Rudolf Balmer über die Enthaltung der MélEnchon-Wähler: Gefährlich schlechte Verlierer
Diese Suppe ess ich nicht“, schmollen in Frankreich viele enttäuschte Linkswähler, vor allem aus dem Lager von Jean-Luc Mélenchon. Sie sind über den Ausgang der ersten Runde der Präsidentenwahl so frustriert, dass sie den zweiten lieber boykottieren wollen. Zwischen Marine Le Pen und Emmanuel Macron entscheiden zu müssen ist für sie eine Wahl zwischen „Pest und Cholera“. Keine Stimme für Le Pen, sagen sie zwar. Doch, um das auch zu erreichen, für Macron zu stimmen kommt für sie nicht infrage. Sie machen sich so zu Zaungästen, die das Geschehen rechthaberisch kommentieren. Gerade so, als wenn sie das nichts anginge!
Die linke Kritik am Programm von Emmanuel Macron ist mehr als berechtigt, auch ist die Enttäuschung der WählerInnen der ausgeschiedenen Kandidaten Mélenchon, Hamon, Poutou oder Arthaud verständlich. Doch bei dieser Stichwahl gibt es keine andere Alternative zu Le Pen als Macron. Alles andere ist Selbstbetrug.
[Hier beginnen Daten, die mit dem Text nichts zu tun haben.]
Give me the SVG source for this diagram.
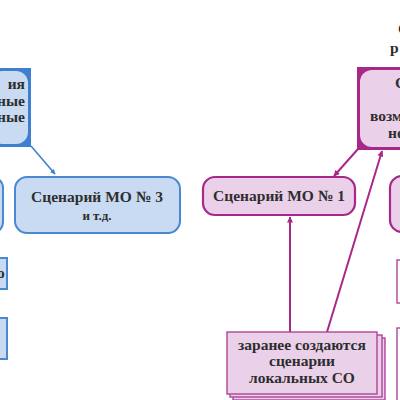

Die scheinbare Neutralität des „Weder Le Pen noch Macron“ ist eine resignierte Kapitulation. Zuerst zur radikalen Veränderung auf die Wahlen setzen und dann passen, weil das Resultat nicht den Hoffnungen entspricht, heißt, schlechte Verlierer zu sein und kurz vor der Entscheidung mit der Faust im Sack die Arena zu verlassen. Wer jetzt in dieser die Wahl boykottiert, verschenkt ein einfaches Mittel, der extremen Rechten eine massive Absage zu erteilen. Natürlich reicht das nicht, um sie nachhaltig zu bekämpfen.
Wer resolut soziale Errungenschaften gegen die drohende Machteroberung durch die extreme Rechte, aber auch gegen einen neoliberalen Sozialabbau verteidigen will, wird dies zweifellos unter einer Regierung von Macron ungehindert tun können – und müssen. Genau diese so teuer erkämpfte demokratische Freiheit ist jedoch durch Marine Le Pen sehr ernsthaft bedroht. Die beiden mit der Wahlverweigerung auf dieselbe Stufe zu stellen ist absurd und gefährlich.